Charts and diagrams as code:
* * *

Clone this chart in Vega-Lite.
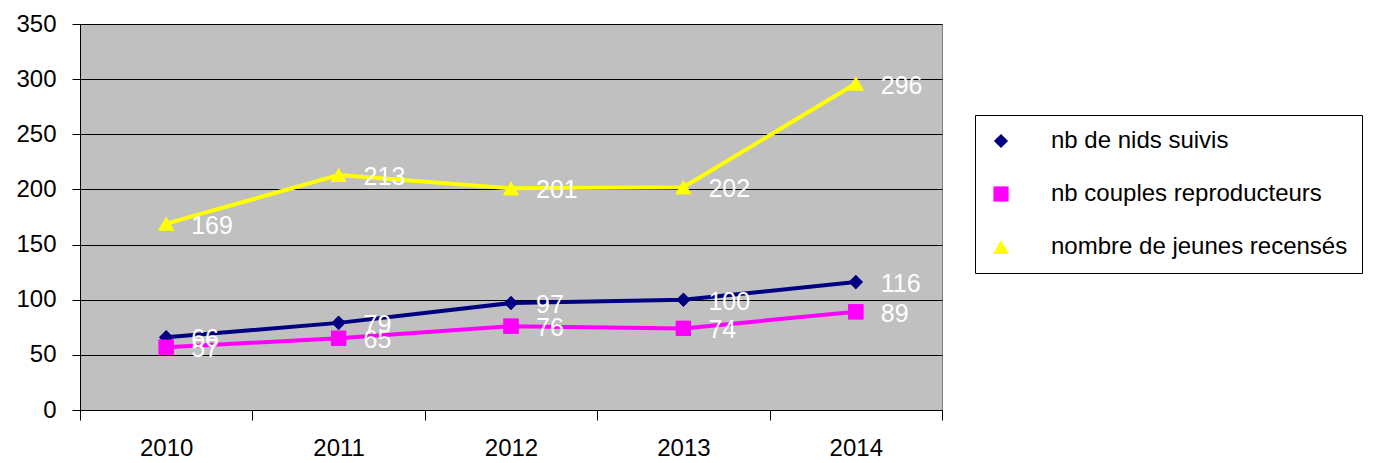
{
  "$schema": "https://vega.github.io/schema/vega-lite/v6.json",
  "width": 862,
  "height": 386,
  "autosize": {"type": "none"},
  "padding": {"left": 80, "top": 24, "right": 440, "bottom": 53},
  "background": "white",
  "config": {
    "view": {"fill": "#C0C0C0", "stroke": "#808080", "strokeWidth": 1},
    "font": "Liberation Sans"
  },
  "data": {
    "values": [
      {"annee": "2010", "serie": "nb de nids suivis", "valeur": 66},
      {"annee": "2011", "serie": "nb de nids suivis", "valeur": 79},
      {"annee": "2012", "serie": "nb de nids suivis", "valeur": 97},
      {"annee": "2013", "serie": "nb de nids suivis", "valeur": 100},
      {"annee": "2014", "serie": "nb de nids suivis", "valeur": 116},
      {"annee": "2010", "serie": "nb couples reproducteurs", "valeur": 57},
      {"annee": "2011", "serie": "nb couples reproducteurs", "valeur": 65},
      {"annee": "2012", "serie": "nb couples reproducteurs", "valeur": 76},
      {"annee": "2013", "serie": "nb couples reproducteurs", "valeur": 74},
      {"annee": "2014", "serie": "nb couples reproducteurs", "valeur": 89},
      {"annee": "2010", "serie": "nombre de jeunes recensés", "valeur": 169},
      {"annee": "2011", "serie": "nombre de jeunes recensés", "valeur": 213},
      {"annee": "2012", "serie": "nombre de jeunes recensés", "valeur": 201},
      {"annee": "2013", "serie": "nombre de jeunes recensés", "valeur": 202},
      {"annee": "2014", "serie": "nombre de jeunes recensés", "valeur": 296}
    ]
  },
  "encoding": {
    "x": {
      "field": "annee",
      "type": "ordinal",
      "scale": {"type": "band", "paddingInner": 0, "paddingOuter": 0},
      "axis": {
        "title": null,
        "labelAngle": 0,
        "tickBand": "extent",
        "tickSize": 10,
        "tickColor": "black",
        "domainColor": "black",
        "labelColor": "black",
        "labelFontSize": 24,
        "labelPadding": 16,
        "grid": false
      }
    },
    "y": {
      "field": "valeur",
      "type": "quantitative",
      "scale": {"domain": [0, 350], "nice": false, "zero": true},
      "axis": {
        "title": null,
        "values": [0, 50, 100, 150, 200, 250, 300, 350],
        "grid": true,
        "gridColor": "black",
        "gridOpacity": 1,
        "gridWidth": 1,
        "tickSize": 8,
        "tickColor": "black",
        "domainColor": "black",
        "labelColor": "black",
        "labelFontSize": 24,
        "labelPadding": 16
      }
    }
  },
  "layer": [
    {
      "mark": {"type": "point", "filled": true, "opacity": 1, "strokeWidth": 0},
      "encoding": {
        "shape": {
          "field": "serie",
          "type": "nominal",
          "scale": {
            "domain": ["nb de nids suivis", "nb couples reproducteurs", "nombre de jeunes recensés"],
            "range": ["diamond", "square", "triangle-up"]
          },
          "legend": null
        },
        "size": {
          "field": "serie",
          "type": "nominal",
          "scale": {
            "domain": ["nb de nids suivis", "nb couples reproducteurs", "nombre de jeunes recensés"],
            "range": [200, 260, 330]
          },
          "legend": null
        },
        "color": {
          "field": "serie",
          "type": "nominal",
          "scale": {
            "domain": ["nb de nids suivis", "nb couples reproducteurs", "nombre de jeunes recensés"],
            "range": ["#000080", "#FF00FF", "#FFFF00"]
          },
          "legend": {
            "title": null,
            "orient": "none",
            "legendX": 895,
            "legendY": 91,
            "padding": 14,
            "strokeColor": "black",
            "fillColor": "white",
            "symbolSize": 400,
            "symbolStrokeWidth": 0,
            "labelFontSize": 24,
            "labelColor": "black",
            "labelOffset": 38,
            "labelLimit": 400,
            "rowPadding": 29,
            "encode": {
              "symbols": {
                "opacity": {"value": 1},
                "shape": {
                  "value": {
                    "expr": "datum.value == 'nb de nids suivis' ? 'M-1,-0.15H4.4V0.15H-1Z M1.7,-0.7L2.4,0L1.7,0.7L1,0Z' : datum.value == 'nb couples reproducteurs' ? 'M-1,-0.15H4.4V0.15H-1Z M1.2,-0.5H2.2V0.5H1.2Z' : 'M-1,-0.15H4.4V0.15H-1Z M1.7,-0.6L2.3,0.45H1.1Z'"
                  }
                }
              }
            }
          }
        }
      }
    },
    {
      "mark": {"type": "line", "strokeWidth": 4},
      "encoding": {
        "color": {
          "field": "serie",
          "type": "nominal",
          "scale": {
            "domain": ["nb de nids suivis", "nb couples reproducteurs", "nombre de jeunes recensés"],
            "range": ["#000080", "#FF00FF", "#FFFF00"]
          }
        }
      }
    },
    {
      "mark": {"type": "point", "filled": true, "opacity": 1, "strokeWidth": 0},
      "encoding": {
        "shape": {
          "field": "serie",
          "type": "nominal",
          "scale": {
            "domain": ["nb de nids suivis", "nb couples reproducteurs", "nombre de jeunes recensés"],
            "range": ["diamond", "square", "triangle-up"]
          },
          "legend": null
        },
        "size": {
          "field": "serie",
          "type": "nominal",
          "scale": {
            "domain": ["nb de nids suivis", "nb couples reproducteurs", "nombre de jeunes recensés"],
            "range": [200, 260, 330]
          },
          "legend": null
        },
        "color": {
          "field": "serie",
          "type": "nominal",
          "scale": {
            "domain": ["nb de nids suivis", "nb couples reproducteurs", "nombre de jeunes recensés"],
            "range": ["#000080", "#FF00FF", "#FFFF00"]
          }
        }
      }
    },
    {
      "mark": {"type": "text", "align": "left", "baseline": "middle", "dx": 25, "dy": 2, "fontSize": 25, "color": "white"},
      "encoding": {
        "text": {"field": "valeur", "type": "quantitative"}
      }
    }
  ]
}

* * *

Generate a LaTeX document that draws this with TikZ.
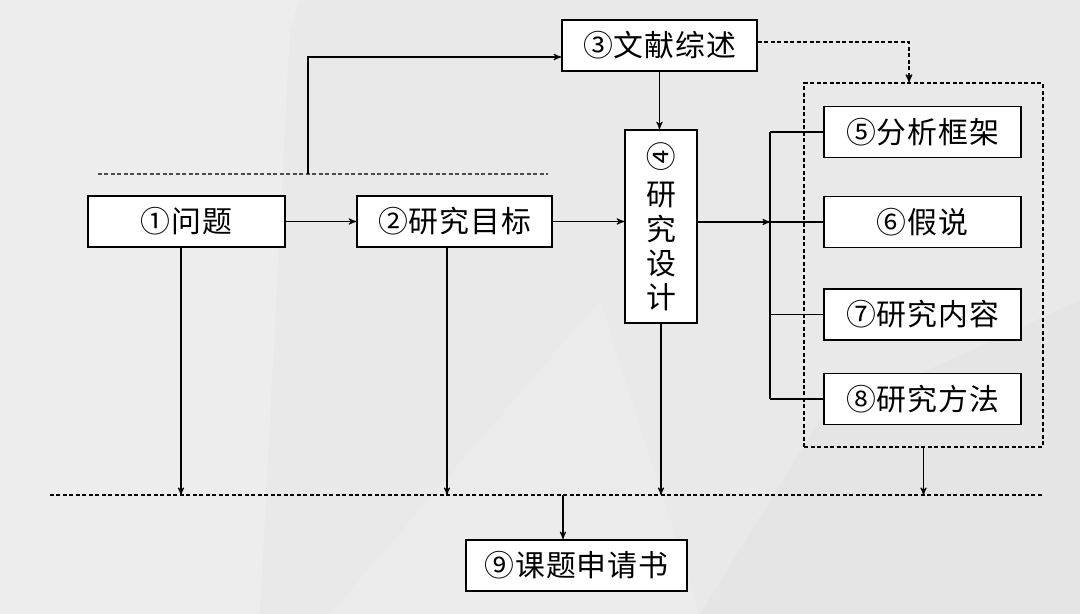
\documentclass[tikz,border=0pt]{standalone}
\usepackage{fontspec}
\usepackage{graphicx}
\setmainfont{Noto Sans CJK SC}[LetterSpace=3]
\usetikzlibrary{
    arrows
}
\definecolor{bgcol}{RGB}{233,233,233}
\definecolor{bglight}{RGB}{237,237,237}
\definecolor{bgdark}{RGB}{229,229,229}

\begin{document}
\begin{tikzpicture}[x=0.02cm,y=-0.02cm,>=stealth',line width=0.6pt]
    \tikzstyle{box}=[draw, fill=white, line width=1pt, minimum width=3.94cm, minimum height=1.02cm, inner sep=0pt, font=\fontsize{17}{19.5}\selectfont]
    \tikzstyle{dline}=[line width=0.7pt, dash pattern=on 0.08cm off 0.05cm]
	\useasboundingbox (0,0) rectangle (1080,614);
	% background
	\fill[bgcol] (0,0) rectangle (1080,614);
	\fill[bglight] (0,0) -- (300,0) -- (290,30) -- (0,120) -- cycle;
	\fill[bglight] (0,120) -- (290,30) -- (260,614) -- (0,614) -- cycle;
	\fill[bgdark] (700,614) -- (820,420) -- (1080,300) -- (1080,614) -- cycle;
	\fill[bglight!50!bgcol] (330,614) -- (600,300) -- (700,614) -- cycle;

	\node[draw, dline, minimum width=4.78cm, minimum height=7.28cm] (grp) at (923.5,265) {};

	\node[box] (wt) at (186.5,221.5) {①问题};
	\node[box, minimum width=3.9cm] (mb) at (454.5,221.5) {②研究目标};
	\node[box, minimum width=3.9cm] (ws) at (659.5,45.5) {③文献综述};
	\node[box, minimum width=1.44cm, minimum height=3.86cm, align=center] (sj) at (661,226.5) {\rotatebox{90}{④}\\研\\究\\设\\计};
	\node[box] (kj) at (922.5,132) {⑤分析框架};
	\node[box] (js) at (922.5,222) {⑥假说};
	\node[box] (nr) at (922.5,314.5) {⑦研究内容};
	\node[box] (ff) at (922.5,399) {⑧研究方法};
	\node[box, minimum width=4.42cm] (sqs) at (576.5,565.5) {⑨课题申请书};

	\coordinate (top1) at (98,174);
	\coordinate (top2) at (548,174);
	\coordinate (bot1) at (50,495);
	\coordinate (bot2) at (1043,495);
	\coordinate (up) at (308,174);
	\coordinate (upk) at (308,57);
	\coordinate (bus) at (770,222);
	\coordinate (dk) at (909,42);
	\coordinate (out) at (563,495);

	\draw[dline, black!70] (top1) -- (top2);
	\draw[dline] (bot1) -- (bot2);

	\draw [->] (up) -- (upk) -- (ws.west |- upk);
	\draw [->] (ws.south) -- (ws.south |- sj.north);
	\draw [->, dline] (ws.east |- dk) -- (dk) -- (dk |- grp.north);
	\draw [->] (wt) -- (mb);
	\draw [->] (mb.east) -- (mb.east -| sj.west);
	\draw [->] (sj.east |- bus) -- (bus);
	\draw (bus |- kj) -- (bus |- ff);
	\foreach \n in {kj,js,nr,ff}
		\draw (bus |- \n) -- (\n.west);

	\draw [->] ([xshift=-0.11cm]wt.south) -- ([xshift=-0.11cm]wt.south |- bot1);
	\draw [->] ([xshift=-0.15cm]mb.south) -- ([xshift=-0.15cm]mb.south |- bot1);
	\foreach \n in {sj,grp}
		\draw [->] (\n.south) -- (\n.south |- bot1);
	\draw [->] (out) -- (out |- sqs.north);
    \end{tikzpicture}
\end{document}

* * *

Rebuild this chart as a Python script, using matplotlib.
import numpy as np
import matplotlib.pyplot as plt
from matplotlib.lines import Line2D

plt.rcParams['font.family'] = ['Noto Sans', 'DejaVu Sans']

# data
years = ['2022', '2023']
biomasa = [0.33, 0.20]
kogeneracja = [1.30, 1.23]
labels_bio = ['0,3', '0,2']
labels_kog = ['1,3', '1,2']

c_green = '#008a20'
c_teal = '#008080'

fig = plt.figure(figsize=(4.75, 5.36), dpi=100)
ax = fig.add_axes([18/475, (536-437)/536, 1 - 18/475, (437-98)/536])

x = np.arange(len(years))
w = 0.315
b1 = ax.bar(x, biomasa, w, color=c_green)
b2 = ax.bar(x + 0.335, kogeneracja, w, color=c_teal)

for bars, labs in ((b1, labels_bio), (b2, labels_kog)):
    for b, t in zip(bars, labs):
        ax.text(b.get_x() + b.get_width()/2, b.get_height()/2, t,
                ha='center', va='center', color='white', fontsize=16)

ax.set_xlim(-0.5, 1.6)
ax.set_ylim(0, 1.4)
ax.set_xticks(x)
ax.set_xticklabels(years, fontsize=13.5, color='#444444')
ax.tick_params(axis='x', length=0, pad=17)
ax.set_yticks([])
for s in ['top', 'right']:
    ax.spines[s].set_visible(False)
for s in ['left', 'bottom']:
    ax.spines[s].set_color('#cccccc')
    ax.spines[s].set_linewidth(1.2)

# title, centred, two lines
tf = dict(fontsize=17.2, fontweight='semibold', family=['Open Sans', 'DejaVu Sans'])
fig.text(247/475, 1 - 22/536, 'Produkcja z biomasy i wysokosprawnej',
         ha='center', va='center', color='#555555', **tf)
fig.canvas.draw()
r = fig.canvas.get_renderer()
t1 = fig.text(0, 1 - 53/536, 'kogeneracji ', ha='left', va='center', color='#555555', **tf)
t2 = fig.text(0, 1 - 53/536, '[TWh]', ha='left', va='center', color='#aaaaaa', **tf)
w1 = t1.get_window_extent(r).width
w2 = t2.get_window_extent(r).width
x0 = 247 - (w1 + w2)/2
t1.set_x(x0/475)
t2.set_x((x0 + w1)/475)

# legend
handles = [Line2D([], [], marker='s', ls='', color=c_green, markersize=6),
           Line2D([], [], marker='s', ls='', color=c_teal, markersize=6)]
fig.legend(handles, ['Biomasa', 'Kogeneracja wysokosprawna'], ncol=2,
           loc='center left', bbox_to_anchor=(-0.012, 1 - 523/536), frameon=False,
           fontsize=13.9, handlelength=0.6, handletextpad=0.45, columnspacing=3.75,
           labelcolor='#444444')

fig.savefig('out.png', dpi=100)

* * *

Objective: Extract the run of lines that opens with the line containing "Rebuild this chart" and closes with the line containing "ax.spines[s].set_linewidth(1.2)"; reproduce it exactly and add nothing.

Written solution:
Rebuild this chart as a Python script, using matplotlib.
import numpy as np
import matplotlib.pyplot as plt
from matplotlib.lines import Line2D

plt.rcParams['font.family'] = ['Noto Sans', 'DejaVu Sans']

# data
years = ['2022', '2023']
biomasa = [0.33, 0.20]
kogeneracja = [1.30, 1.23]
labels_bio = ['0,3', '0,2']
labels_kog = ['1,3', '1,2']

c_green = '#008a20'
c_teal = '#008080'

fig = plt.figure(figsize=(4.75, 5.36), dpi=100)
ax = fig.add_axes([18/475, (536-437)/536, 1 - 18/475, (437-98)/536])

x = np.arange(len(years))
w = 0.315
b1 = ax.bar(x, biomasa, w, color=c_green)
b2 = ax.bar(x + 0.335, kogeneracja, w, color=c_teal)

for bars, labs in ((b1, labels_bio), (b2, labels_kog)):
    for b, t in zip(bars, labs):
        ax.text(b.get_x() + b.get_width()/2, b.get_height()/2, t,
                ha='center', va='center', color='white', fontsize=16)

ax.set_xlim(-0.5, 1.6)
ax.set_ylim(0, 1.4)
ax.set_xticks(x)
ax.set_xticklabels(years, fontsize=13.5, color='#444444')
ax.tick_params(axis='x', length=0, pad=17)
ax.set_yticks([])
for s in ['top', 'right']:
    ax.spines[s].set_visible(False)
for s in ['left', 'bottom']:
    ax.spines[s].set_color('#cccccc')
    ax.spines[s].set_linewidth(1.2)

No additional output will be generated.